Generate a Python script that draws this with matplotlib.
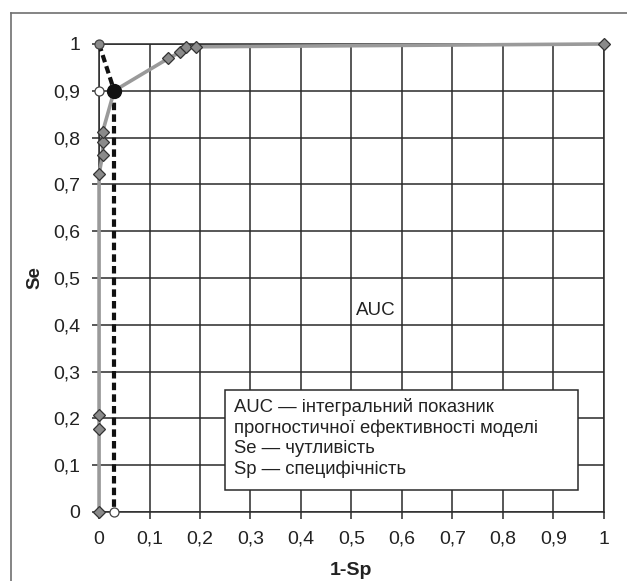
import matplotlib
matplotlib.use("Agg")
import matplotlib.pyplot as plt
from matplotlib.patches import Rectangle
from matplotlib.lines import Line2D

plt.rcParams['font.family'] = ['Liberation Sans', 'DejaVu Sans']

# ROC curve points (1-Sp, Se)
roc_x = [0, 0, 0, 0, 0.007, 0.007, 0.007, 0.03, 0.137, 0.160, 0.172, 0.193, 1.0]
roc_y = [0, 0.177, 0.207, 0.722, 0.763, 0.79, 0.812, 0.90, 0.969, 0.982, 0.994, 0.994, 1.0]
diamond_x = [0, 0, 0, 0, 0.007, 0.007, 0.007, 0.137, 0.160, 0.172, 0.193, 1.0]
diamond_y = [0, 0.177, 0.207, 0.722, 0.763, 0.79, 0.812, 0.969, 0.982, 0.994, 0.994, 1.0]
opt_x, opt_y = 0.03, 0.90
ideal = (0, 1)

ticks = [i / 10 for i in range(11)]
tick_labels = ['0'] + [f"0,{i}" for i in range(1, 10)] + ['1']

fig = plt.figure(figsize=(6.27, 5.81), dpi=100)
ax = fig.add_axes([0.158, 0.1188, 0.805, 0.8055])
ax.set_xlim(0, 1)
ax.set_ylim(0, 1)

ax.set_xticks(ticks)
ax.set_yticks(ticks)
ax.set_xticklabels(tick_labels, fontsize=14)
ax.set_yticklabels(tick_labels, fontsize=14)
ax.grid(True, color='#2a2a2a', linewidth=1.1)
ax.set_axisbelow(True)
for s in ax.spines.values():
    s.set_color('#2a2a2a')
    s.set_linewidth(1.1)
ax.tick_params(length=5, width=1.1, color='#2a2a2a', pad=8.5, labelcolor='#222222')

# dashed lines to optimal point
ax.plot([ideal[0], opt_x], [ideal[1], opt_y], ls=(0, (1.8, 1.0)), color='#111111', lw=3, zorder=3, clip_on=False)
ax.plot([opt_x, opt_x], [opt_y, 0], ls=(0, (1.8, 1.0)), color='#111111', lw=3, zorder=3, clip_on=False)

# ROC line
ax.plot(roc_x, roc_y, color='#9a9a9a', lw=2.6, zorder=4, clip_on=False, solid_capstyle='butt')
ax.plot(diamond_x, diamond_y, ls='none', marker='D', ms=6.3, mfc='#8a8a8a', mec='#333333', mew=0.9,
        zorder=5, clip_on=False)

# circles
ax.plot([ideal[0]], [ideal[1]], 'o', ms=6.5, mfc='#8a8a8a', mec='#444444', mew=0.9, zorder=6, clip_on=False)
ax.plot([0], [opt_y], 'o', ms=6.5, mfc='white', mec='#444444', mew=0.9, zorder=6, clip_on=False)
ax.plot([opt_x], [0], 'o', ms=6.5, mfc='white', mec='#444444', mew=0.9, zorder=6, clip_on=False)
ax.plot([opt_x], [opt_y], 'o', ms=10, mfc='#111111', mec='#111111', zorder=7, clip_on=False)

ax.text(0.548, 0.43, 'AUC', fontsize=13.5, ha='center', va='center', zorder=8, color='#222222')

# legend box
ax.add_patch(Rectangle((0.25, 0.047), 0.698, 0.213, facecolor='white', edgecolor='#2a2a2a',
                       lw=1.1, zorder=8))
lines = ["AUC — інтегральний показник",
         "прогностичної ефективності моделі",
         "Se — чутливість",
         "Sp — специфічність"]
for i, t in enumerate(lines):
    ax.text(0.268, 0.224 - i * 0.0445, t, fontsize=13.3, ha='left', va='center', zorder=9,
            color='#222222')

ax.set_xlabel('1-Sp', fontsize=14, fontweight='bold', color='#222222')
ax.set_ylabel('Se', fontsize=13.5, fontweight='bold', color='#222222')
ax.xaxis.set_label_coords(0.5, -0.107)
ax.yaxis.set_label_coords(-0.11, 0.5)

# partial outer frame (left and top edges)
x0 = 11 / 627
y0 = 1 - 13 / 581
fig.lines.append(Line2D([x0, x0], [0, y0], transform=fig.transFigure, color='#707070', lw=1.2))
fig.lines.append(Line2D([x0, 1], [y0, y0], transform=fig.transFigure, color='#707070', lw=1.2))

fig.savefig('out.png', dpi=100)
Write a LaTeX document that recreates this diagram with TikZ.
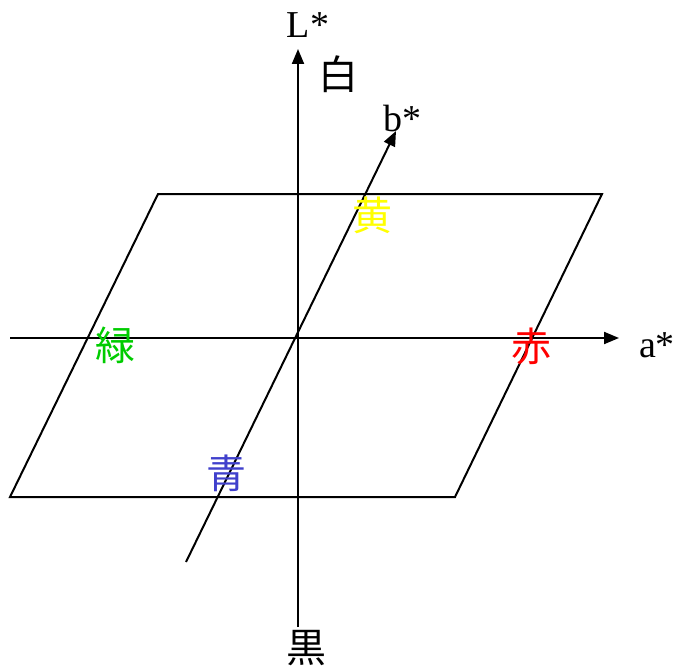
================
→ **GIVEN INSTRUCTION**
All the records above need to be given again word for word. Skip the pictures.

→ **CORRECT RESULT**
Generate a Python script that draws this with matplotlib.
import matplotlib
matplotlib.use("Agg")
import matplotlib.pyplot as plt
from matplotlib.patches import Rectangle
from matplotlib.lines import Line2D

plt.rcParams['font.family'] = ['Liberation Sans', 'DejaVu Sans']

# ROC curve points (1-Sp, Se)
roc_x = [0, 0, 0, 0, 0.007, 0.007, 0.007, 0.03, 0.137, 0.160, 0.172, 0.193, 1.0]
roc_y = [0, 0.177, 0.207, 0.722, 0.763, 0.79, 0.812, 0.90, 0.969, 0.982, 0.994, 0.994, 1.0]
diamond_x = [0, 0, 0, 0, 0.007, 0.007, 0.007, 0.137, 0.160, 0.172, 0.193, 1.0]
diamond_y = [0, 0.177, 0.207, 0.722, 0.763, 0.79, 0.812, 0.969, 0.982, 0.994, 0.994, 1.0]
opt_x, opt_y = 0.03, 0.90
ideal = (0, 1)

ticks = [i / 10 for i in range(11)]
tick_labels = ['0'] + [f"0,{i}" for i in range(1, 10)] + ['1']

fig = plt.figure(figsize=(6.27, 5.81), dpi=100)
ax = fig.add_axes([0.158, 0.1188, 0.805, 0.8055])
ax.set_xlim(0, 1)
ax.set_ylim(0, 1)

ax.set_xticks(ticks)
ax.set_yticks(ticks)
ax.set_xticklabels(tick_labels, fontsize=14)
ax.set_yticklabels(tick_labels, fontsize=14)
ax.grid(True, color='#2a2a2a', linewidth=1.1)
ax.set_axisbelow(True)
for s in ax.spines.values():
    s.set_color('#2a2a2a')
    s.set_linewidth(1.1)
ax.tick_params(length=5, width=1.1, color='#2a2a2a', pad=8.5, labelcolor='#222222')

# dashed lines to optimal point
ax.plot([ideal[0], opt_x], [ideal[1], opt_y], ls=(0, (1.8, 1.0)), color='#111111', lw=3, zorder=3, clip_on=False)
ax.plot([opt_x, opt_x], [opt_y, 0], ls=(0, (1.8, 1.0)), color='#111111', lw=3, zorder=3, clip_on=False)

# ROC line
ax.plot(roc_x, roc_y, color='#9a9a9a', lw=2.6, zorder=4, clip_on=False, solid_capstyle='butt')
ax.plot(diamond_x, diamond_y, ls='none', marker='D', ms=6.3, mfc='#8a8a8a', mec='#333333', mew=0.9,
        zorder=5, clip_on=False)

# circles
ax.plot([ideal[0]], [ideal[1]], 'o', ms=6.5, mfc='#8a8a8a', mec='#444444', mew=0.9, zorder=6, clip_on=False)
ax.plot([0], [opt_y], 'o', ms=6.5, mfc='white', mec='#444444', mew=0.9, zorder=6, clip_on=False)
ax.plot([opt_x], [0], 'o', ms=6.5, mfc='white', mec='#444444', mew=0.9, zorder=6, clip_on=False)
ax.plot([opt_x], [opt_y], 'o', ms=10, mfc='#111111', mec='#111111', zorder=7, clip_on=False)

ax.text(0.548, 0.43, 'AUC', fontsize=13.5, ha='center', va='center', zorder=8, color='#222222')

# legend box
ax.add_patch(Rectangle((0.25, 0.047), 0.698, 0.213, facecolor='white', edgecolor='#2a2a2a',
                       lw=1.1, zorder=8))
lines = ["AUC — інтегральний показник",
         "прогностичної ефективності моделі",
         "Se — чутливість",
         "Sp — специфічність"]
for i, t in enumerate(lines):
    ax.text(0.268, 0.224 - i * 0.0445, t, fontsize=13.3, ha='left', va='center', zorder=9,
            color='#222222')

ax.set_xlabel('1-Sp', fontsize=14, fontweight='bold', color='#222222')
ax.set_ylabel('Se', fontsize=13.5, fontweight='bold', color='#222222')
ax.xaxis.set_label_coords(0.5, -0.107)
ax.yaxis.set_label_coords(-0.11, 0.5)

# partial outer frame (left and top edges)
x0 = 11 / 627
y0 = 1 - 13 / 581
fig.lines.append(Line2D([x0, x0], [0, y0], transform=fig.transFigure, color='#707070', lw=1.2))
fig.lines.append(Line2D([x0, 1], [y0, y0], transform=fig.transFigure, color='#707070', lw=1.2))

fig.savefig('out.png', dpi=100)
Write a LaTeX document that recreates this diagram with TikZ.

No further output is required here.